A photojournalist has withdrawn his entry from Australia’s most prestigious press photography contest after it was discovered that he had cloned out a piece of distracting straw from one of his pictures.
The Walkley Foundation announced this week that News Corp photographer David Caird has voluntarily pulled out of the 2015 Nikon-Walkley Awards for Press Photographer of the Year after being nominated as one of the 3 finalists.
The Guardian reports that the altered photo was this shot of the baby gorilla Kimye at the Melbourne Zoo:
The photo was just one of the images submitted to the contest as part of Caird’s body of work. The Photoshopping apparently went unnoticed until Caird’s photo was spotted by another anonymous photographer who captured virtually the same exact image at the same time. That photographer’s photo, however, had a piece of straw above the baby gorilla’s head.

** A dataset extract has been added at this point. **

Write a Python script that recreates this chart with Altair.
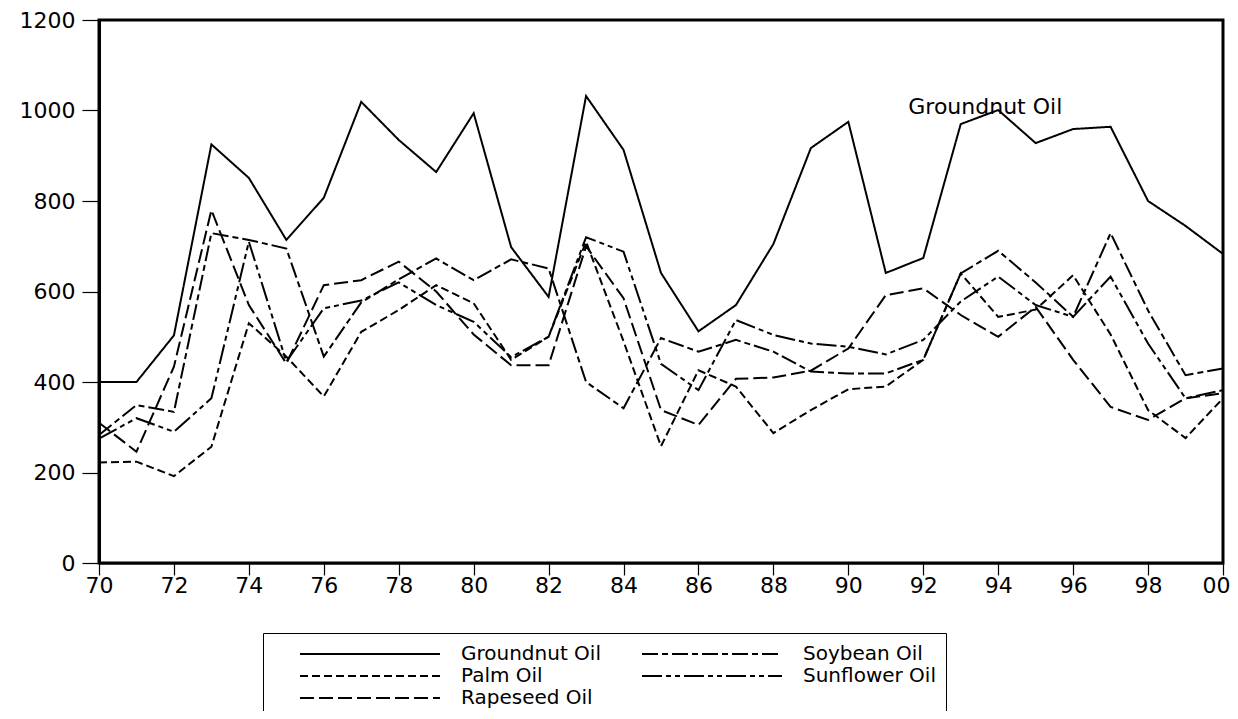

The rules of the contest state that “No cloning, montaging or digital manipulation other than cropping, ‘digital spotting’, burning and dodging is permitted,” so the photographer alerted Walkey about the suspicious submission. Caird soon withdrew his submission for 2015 Nikon-Walkley Press Photographer of the Year.
“It was a minor technical breach in a single photo,” writes the Walkley Foundation. “However, the integrity of the Walkley judging process is paramount, and the withdrawal of the entry demonstrates David’s commitment to that ideal.”
This news comes less than a year after the prestigious World Press Photo announced that it had disqualified 20% of its finalists for altering photos in ways that broke the contest’s rules.